Reiterating that promise later in his remarks, Trump said he will "make sure that every veteran in America has the choice to seek care at the veterans administration or private medical care paid for by our government."
Trump's comments were enthusiastically received by his supporters at Virginia Beach, where he was introduced by Rep. Jeff Miller, a Republican from Florida and chairman of the House Veterans Affairs Committee. Miller helped draft the 10-point reform plan the Trump is pushing.
Miller, who is retiring from Congress this year, took the opportunity to endorse Trump and also slam presumptive Democratic nominee Hillary Clinton as someone "painfully out of touch with the veterans' community" for believing the wait-time scandal that broke two years ago was overly exaggerated.
"America needs a commander-in-chief who understands veterans of today, committed to solving the problems. You won't get that from a career bureaucrat like Hillary Clinton," the congressman said.
Trump's apparent commitment to opening up more of private sector healthcare to veterans is one of the ideas advocated by the Commission on Care, which released its report on VA health last week. That recommendation is widely backed by Miller and other conservative lawmakers.
VA officials led by Secretary Bob McDonald and many Democratic lawmakers are leery of allowing veterans to go into the community for their care. What they may gain in convenience could have consequences to their long-term treatment as well as the viability of a veteran-specific health care system.
McDonald at numerous venues has said what is lost by broad and unrestricted use of private health care is the continuity of care that VA now provides, with every visit, diagnosis and treatment recorded and coordinated. It also risks losing the VA the ability to conduct the kinds of medical research that might be valuable to veterans but not be viewed as important or profitable enough to be pursued by outside researchers.

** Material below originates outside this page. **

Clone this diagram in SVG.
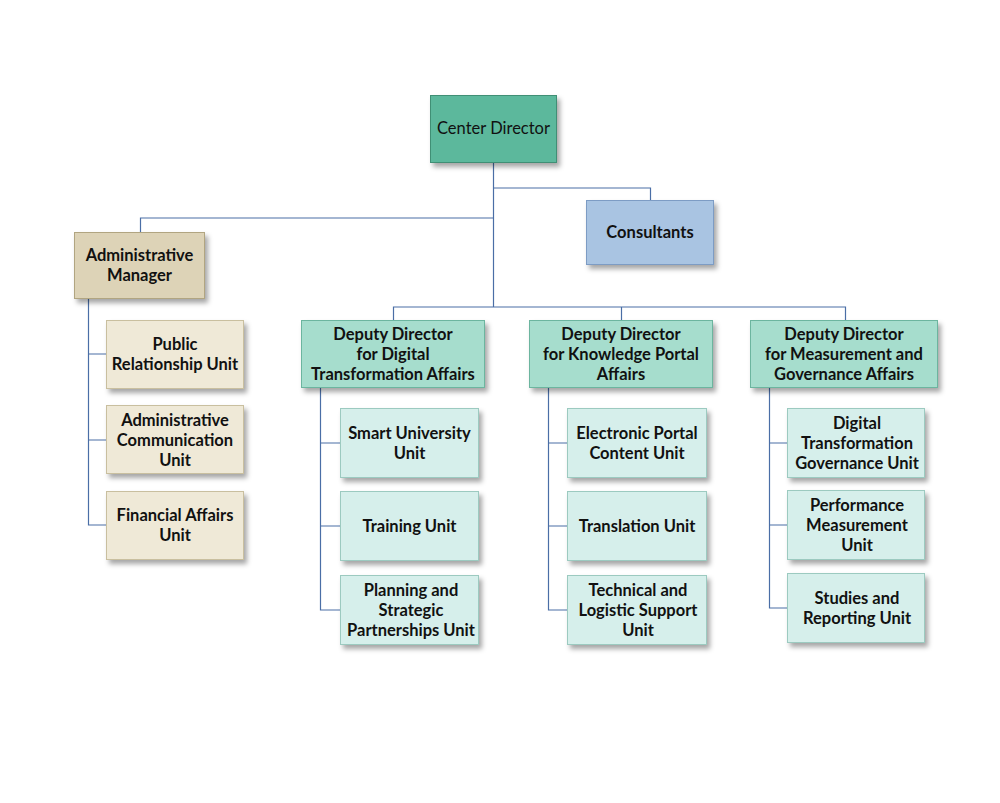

Most of the 10 proposals Trump pitched on Monday deal with lowering the boom on VA officials.
He promised to appoint a VA secretary whose job would be "to clean up" the department; use every authority to remove and discipline managers who fail veterans or breach the public trust; ask Congress for legislation to give a new secretary authority to remove any employee who risks the health, safety or well-being of any veteran; and appoint a commission to investigate wrongdoing at the VA and use the findings as the basis for legislative reform.
He also pledged to protect "honest, dedicated" agency employees from retribution and see they are in line for promotion as a reward for good work; set up a "private White House hotline" for complaints, which he will personally address if the department leadership cannot; prevent bad employees and managers from receiving bonuses, reform the visa program for foreign workers and give veterans top priority in employment; and increase the number of mental health care facilities and care workers for veterans.